** begin **
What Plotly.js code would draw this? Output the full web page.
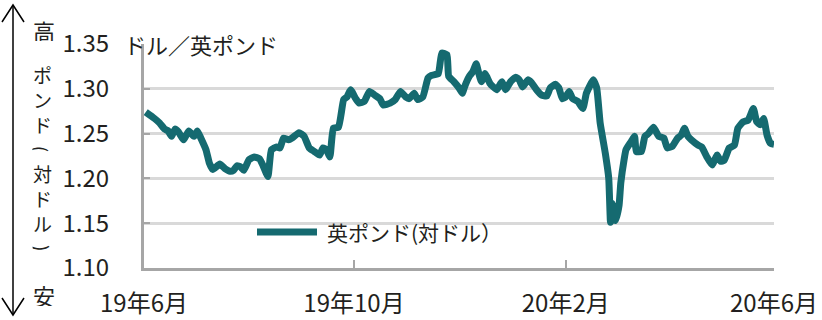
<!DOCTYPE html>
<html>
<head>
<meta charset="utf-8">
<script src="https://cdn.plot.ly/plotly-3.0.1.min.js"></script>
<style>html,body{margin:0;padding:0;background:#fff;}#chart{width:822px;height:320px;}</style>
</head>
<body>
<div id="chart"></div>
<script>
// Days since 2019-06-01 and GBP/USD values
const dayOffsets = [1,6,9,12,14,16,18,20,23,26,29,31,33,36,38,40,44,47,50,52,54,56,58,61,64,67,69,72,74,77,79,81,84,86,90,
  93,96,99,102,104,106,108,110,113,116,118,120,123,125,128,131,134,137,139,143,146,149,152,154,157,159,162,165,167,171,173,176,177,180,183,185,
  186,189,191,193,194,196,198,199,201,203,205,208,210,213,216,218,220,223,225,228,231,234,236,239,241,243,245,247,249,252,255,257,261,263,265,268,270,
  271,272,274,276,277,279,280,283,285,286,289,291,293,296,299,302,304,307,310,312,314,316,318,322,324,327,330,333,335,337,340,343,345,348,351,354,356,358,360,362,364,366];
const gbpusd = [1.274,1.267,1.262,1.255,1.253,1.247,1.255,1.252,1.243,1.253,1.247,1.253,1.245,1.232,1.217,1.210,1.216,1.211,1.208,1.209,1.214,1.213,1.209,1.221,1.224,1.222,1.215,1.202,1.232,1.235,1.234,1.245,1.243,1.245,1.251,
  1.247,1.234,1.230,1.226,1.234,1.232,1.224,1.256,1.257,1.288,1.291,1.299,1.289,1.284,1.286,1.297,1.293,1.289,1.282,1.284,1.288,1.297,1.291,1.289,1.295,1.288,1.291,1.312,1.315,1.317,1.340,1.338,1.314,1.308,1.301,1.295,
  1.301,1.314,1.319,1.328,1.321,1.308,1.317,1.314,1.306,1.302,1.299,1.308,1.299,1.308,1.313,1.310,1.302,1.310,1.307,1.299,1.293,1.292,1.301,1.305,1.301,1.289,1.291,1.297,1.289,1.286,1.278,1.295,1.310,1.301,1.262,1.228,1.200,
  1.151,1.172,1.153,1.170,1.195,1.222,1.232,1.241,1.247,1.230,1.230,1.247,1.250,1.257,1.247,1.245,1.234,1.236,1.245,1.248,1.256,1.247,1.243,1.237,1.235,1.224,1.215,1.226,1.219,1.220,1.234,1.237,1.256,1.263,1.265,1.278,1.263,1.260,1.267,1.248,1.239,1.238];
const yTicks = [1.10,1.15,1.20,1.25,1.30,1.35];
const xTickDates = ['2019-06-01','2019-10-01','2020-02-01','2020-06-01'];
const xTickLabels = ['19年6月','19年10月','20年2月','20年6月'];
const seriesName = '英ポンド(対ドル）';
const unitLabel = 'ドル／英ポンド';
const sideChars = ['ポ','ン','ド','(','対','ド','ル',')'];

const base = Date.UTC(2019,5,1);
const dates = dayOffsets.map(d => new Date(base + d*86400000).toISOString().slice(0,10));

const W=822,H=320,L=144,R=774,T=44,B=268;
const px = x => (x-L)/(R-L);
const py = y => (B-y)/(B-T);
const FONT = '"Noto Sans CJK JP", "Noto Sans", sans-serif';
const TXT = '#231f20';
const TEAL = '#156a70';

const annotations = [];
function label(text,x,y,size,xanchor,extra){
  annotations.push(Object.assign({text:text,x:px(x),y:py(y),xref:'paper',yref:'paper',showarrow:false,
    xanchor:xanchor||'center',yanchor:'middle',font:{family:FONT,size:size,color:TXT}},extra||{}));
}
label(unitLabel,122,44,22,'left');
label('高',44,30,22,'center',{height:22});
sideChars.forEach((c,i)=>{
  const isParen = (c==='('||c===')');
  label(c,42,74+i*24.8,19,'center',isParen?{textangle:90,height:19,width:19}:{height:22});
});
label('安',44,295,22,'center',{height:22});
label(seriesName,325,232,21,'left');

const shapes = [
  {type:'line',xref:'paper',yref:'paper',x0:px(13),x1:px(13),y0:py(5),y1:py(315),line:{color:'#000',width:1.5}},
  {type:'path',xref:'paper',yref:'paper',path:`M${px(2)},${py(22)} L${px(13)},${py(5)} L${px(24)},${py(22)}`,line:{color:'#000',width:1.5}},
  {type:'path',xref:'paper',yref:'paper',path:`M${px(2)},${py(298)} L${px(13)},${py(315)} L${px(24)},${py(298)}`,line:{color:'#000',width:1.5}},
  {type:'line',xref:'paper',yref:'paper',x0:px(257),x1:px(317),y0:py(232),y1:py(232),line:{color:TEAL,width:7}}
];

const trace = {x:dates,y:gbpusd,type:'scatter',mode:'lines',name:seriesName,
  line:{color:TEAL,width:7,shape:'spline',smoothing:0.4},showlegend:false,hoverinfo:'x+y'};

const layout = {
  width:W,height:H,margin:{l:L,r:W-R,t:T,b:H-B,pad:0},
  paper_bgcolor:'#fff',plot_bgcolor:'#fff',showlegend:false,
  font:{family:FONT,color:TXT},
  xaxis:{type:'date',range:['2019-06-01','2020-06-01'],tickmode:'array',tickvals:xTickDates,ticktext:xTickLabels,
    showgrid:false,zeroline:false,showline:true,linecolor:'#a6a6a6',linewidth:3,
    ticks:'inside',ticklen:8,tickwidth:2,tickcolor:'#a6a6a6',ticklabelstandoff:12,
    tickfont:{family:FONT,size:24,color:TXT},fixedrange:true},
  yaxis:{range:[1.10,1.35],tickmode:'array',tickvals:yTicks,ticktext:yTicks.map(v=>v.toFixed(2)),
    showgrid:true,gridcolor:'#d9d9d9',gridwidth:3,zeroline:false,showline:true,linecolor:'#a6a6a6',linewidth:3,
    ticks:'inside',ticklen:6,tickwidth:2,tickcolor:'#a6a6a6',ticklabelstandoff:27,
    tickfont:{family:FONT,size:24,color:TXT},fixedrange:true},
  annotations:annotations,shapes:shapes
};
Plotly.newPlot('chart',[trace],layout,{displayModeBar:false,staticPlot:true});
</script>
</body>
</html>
** end **
** begin **
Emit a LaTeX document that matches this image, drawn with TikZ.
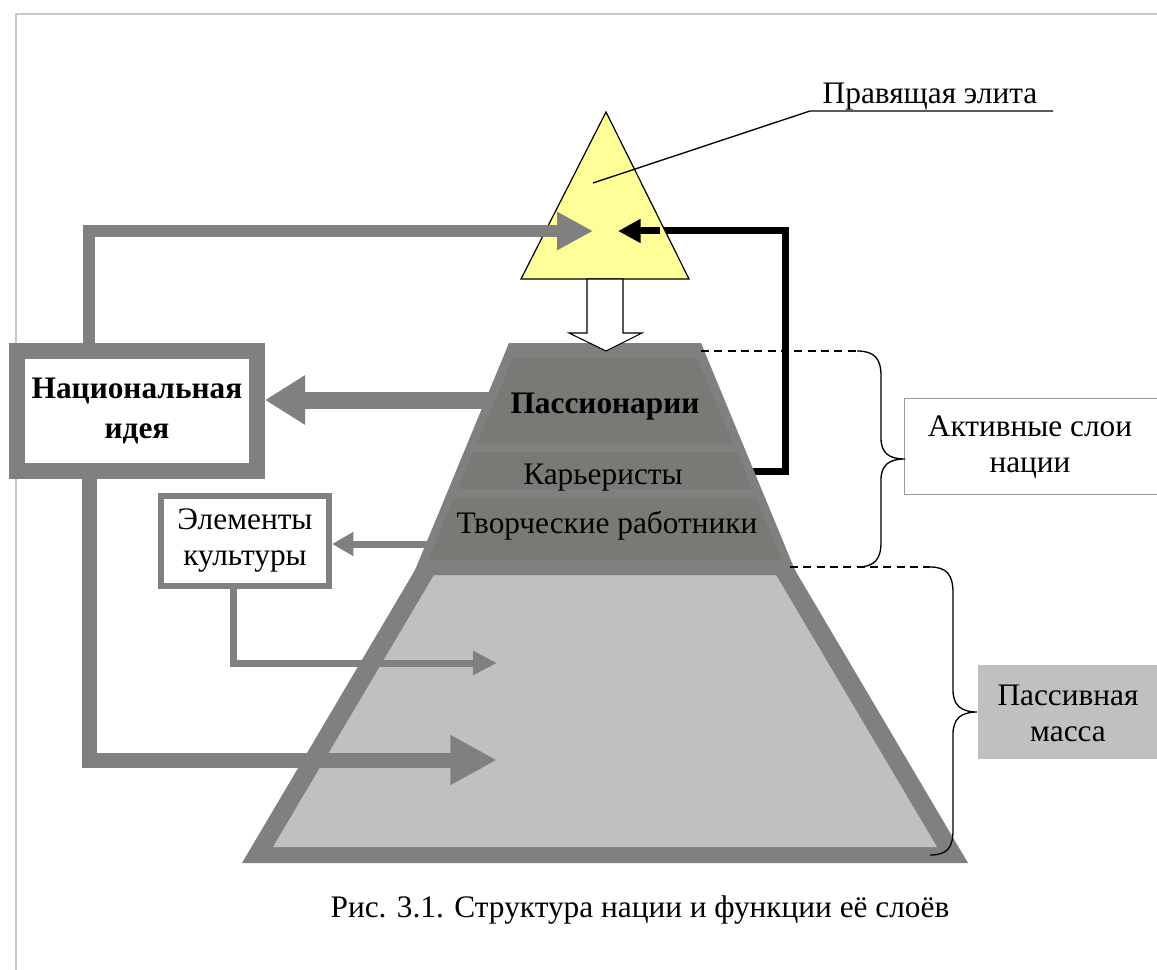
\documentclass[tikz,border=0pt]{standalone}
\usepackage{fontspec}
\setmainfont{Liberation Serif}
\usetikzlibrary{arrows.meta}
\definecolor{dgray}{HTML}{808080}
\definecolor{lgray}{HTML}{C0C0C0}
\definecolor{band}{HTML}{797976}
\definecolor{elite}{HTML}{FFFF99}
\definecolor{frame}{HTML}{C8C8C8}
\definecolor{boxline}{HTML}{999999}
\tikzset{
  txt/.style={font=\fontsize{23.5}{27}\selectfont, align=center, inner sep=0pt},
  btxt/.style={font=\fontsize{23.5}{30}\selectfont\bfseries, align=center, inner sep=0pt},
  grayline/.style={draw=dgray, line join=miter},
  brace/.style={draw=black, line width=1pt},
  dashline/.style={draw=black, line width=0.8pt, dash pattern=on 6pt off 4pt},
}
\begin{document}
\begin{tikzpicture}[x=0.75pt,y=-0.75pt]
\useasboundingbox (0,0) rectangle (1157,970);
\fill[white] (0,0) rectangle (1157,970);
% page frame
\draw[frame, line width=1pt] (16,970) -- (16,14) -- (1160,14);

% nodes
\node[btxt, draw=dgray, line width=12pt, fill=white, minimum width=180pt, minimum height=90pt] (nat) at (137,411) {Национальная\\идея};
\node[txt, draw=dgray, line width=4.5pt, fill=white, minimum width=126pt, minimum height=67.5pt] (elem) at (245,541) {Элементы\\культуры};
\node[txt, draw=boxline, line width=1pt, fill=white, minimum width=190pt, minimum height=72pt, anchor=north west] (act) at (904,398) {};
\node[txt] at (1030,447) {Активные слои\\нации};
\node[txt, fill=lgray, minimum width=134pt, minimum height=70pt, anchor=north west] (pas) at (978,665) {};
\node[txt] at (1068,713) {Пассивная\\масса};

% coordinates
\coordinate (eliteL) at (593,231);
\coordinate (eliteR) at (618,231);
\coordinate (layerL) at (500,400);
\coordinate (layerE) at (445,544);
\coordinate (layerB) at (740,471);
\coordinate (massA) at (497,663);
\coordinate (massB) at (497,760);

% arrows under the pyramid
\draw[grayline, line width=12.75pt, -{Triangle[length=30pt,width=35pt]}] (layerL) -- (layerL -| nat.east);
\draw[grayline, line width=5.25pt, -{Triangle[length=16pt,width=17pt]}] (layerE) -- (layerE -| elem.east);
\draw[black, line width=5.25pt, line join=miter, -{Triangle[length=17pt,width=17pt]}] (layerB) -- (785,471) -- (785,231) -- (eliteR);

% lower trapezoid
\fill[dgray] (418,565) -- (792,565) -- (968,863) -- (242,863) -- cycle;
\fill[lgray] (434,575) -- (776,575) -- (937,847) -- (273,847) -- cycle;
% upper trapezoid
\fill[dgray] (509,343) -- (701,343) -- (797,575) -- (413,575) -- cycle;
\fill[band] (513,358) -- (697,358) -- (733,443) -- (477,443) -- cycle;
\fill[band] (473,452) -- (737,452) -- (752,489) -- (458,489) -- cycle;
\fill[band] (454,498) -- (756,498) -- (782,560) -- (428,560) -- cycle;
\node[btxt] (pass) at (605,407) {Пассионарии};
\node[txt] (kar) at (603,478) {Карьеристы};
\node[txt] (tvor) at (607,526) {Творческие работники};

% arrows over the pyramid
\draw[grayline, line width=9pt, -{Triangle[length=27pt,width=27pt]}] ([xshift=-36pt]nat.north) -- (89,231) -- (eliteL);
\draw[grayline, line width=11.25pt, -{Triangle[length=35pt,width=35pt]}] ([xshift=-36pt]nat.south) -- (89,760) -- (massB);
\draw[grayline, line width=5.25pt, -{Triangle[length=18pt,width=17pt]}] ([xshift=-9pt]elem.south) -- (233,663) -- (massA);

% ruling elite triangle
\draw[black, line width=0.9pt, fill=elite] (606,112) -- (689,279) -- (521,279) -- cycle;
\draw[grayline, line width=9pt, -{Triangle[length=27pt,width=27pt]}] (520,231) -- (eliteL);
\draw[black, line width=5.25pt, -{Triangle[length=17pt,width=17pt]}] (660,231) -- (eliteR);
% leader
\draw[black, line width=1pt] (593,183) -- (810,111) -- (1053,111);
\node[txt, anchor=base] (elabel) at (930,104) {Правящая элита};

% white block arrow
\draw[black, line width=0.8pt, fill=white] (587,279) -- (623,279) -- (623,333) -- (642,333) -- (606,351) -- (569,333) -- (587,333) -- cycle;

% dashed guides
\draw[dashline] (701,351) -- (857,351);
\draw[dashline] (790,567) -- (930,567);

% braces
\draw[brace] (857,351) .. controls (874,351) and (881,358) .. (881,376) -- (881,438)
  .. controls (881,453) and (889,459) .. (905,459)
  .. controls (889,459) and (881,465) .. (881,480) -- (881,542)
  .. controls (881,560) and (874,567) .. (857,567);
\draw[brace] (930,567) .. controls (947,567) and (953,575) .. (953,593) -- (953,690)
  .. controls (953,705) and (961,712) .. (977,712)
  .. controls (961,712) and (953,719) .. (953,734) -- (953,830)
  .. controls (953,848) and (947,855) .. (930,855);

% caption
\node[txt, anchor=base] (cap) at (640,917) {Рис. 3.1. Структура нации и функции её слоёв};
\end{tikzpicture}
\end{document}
** end **
■ **Aim of the task**
Give every line of the material that includes the string "this".

■ **Exercise output**
What Plotly.js code would draw this? Output the full web page.
Emit a LaTeX document that matches this image, drawn with TikZ.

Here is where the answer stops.